Предупреждая возгласы и проклятия, я тороплюсь сказать, что здесь речь идет ни о моих желаниях, ни даже о моих мнениях. Труд мой чисто логический, я хотел развернуть скобки формулы, в которой выражен результат С. Милля, я хотел от его личностей-дифференциалов взять исторический интеграл.
Стало быть, вопрос не может быть в том, учтиво ли пророчить Англии судьбы Китая (это же сделал не я, а он сам) и деликатно ли предсказывать Франции, что она будет Персией. Хотя, по справедливости, я и не знаю, отчего же Китай и Персию можно безнаказанно оскорблять. Вопрос действительно важный, до которого С. Милль не коснулся, вот в чем: существуют ли всходы новой силы, которые могли бы обновить старую кровь, есть ли подседы и здоровые ростки, чтоб прорасти измельчавшуюся траву? А этот вопрос сводится на то — потерпит ли народ, чтоб его окончательно употребили для удобрения почвы новому Китаю и новой Персии, на безвыходную, черную работу, на невежество и проголодь; позволяя взамен, как в лотерейной игре, одному на десять тысяч, в пример, ободрение и усмирение прочим, разбогатеть и сделаться из снедаемого обедающим.

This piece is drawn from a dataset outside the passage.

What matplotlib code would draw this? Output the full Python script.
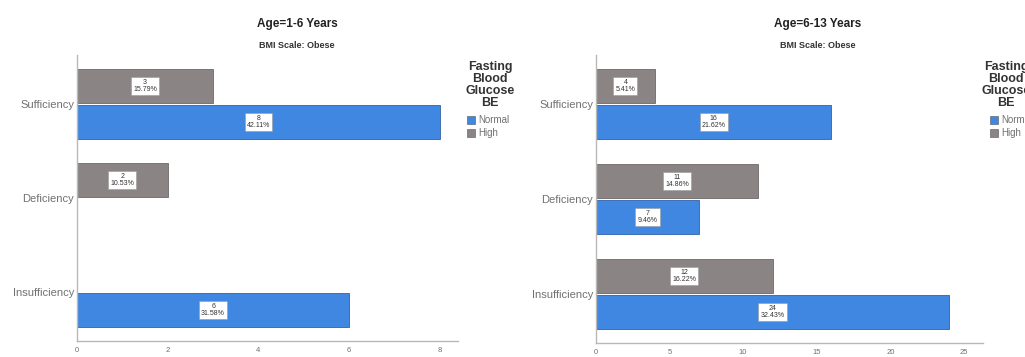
import matplotlib
matplotlib.use("Agg")
import matplotlib.pyplot as plt
import numpy as np

plt.rcParams["font.family"] = ["Liberation Sans", "DejaVu Sans"]

categories = ["Insufficiency", "Deficiency", "Sufficiency"]

# Age 1-6 (n=19); None = no bar
young_normal = [6, None, 8]
young_high = [None, 2, 3]
young_normal_pct = ["31.58%", None, "42.11%"]
young_high_pct = [None, "10.53%", "15.79%"]

# Age 6-13 (n=74)
old_normal = [24, 7, 16]
old_high = [12, 11, 4]
old_normal_pct = ["32.43%", "9.46%", "21.62%"]
old_high_pct = ["16.22%", "14.86%", "5.41%"]

BLUE = "#3f87e0"
GRAY = "#8b8484"
AXIS = "#b8b8b8"
TXT = "#707070"

fig = plt.figure(figsize=(10.25, 3.57), dpi=100)


def panel(rect, normal, high, npct, hpct, xlim, xticks):
    ax = fig.add_axes(rect)
    y = np.arange(len(categories))
    h = 0.36
    for vals, pcts, off, col, edge in [(high, hpct, h / 2 + 0.01, GRAY, "#6f6868"),
                                        (normal, npct, -h / 2 - 0.01, BLUE, "#2f62a8")]:
        for yi, v, p in zip(y, vals, pcts):
            if v is None:
                continue
            ax.barh(yi + off, v, height=h, color=col, edgecolor=edge, linewidth=0.6)
            ax.text(v / 2, yi + off, f"{v}\n{p}", ha="center", va="center",
                    fontsize=5, color="#333333", linespacing=1.0,
                    bbox=dict(boxstyle="square,pad=0.3", fc="white", ec="#999999", lw=0.4))
    ax.set_xlim(*xlim)
    ax.set_ylim(-0.52, 2.52)
    ax.set_yticks(y)
    ax.set_yticklabels(categories)
    ax.set_xticks(xticks)
    ax.tick_params(axis="both", length=0, labelsize=8, colors=TXT, pad=2)
    ax.tick_params(axis="x", labelsize=5.5, pad=4)
    for s in ["top", "right"]:
        ax.spines[s].set_visible(False)
    for s in ["left", "bottom"]:
        ax.spines[s].set_color(AXIS)
        ax.spines[s].set_linewidth(1.0)
    return ax


panel([77 / 1025, 1 - 341 / 357, 381 / 1025, 286 / 357],
      young_normal, young_high, young_normal_pct, young_high_pct, (0, 8.4), [0, 2, 4, 6, 8])
panel([596 / 1025, 1 - 343 / 357, 387 / 1025, 288 / 357],
      old_normal, old_high, old_normal_pct, old_high_pct, (0, 26.3), [0, 5, 10, 15, 20, 25])


def titles(cx, title):
    fig.text(cx / 1025, 1 - 24 / 357, title, ha="center", va="center",
             fontsize=8.5, fontweight="bold", color="#222222")
    fig.text(cx / 1025, 1 - 46 / 357, "BMI Scale: Obese", ha="center", va="center",
             fontsize=6.5, fontweight="bold", color="#333333")


def legend(cx, sx):
    fig.text(cx / 1025, 1 - 85 / 357, "Fasting\nBlood\nGlucose\nBE", ha="center", va="center",
             fontsize=9, fontweight="bold", color="#333333", linespacing=1.0)
    for yy, lab, col in [(120, "Normal", BLUE), (133, "High", GRAY)]:
        fig.patches.append(plt.Rectangle((sx / 1025, 1 - (yy + 4) / 357), 8 / 1025, 8 / 357,
                                         transform=fig.transFigure, fc=col, ec="#555555", lw=0.4))
        fig.text((sx + 11) / 1025, 1 - yy / 357, lab, ha="left", va="center",
                 fontsize=7, color=TXT)


titles(297, "Age=1-6 Years")
titles(818, "Age=6-13 Years")
legend(490, 467)
legend(1006, 990)

fig.savefig("out.png", dpi=100)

Вопрос этот разрешат события, — теоретически его не разрешишь.
Если народ сломится, новый Китай и новая Персия неминуемы.
Но если народ сломит, неминуем социальный переворот!
Не это ли и есть идея, которая может быть произведена в idee fixe, несмотря на пожимание плеч аристократии, ни на скрежет зубов мещан?
Народ это чует и очень; прежней детской веры в законность или по крайней мере — в справедливость того, что делается, нет; есть страх перед силой и неуменье возвести в общее правило частную боль; но слепого доверия нет. Во Франции народ грозно заявил свой протест в то самое время, когда среднее состояние в упоении от власти и силы венчало себя на царство под именем республики и, развалясь с Маррастом на креслах Людовика XV в Версале, диктовало законы; народ восстал с отчаяния, видя, что он опять остался за дверями и без куска хлеба; он восстал варварски, не имея никакого решения, без плана, без вождей, без средств, но в энергических личностях у него недостатка не было, и еще больше — он, с другой стороны, вызвал этих хищных, кровожадных коршунов вроде Каваньяка.
Народ побили наголову. Вероятности Персии поднялись, и с тех пор все идут в гору.
Как английский работник поставит свой социальный вопрос, мы не знаем, но воловья упорность его велика. С его стороны числовое большинство; но сила не с его стороны. Число ничего не доказывает. Три-четыре линейных казака да два-три гарнизонных солдата водят из Москвы в Сибирь по пятисот колодников.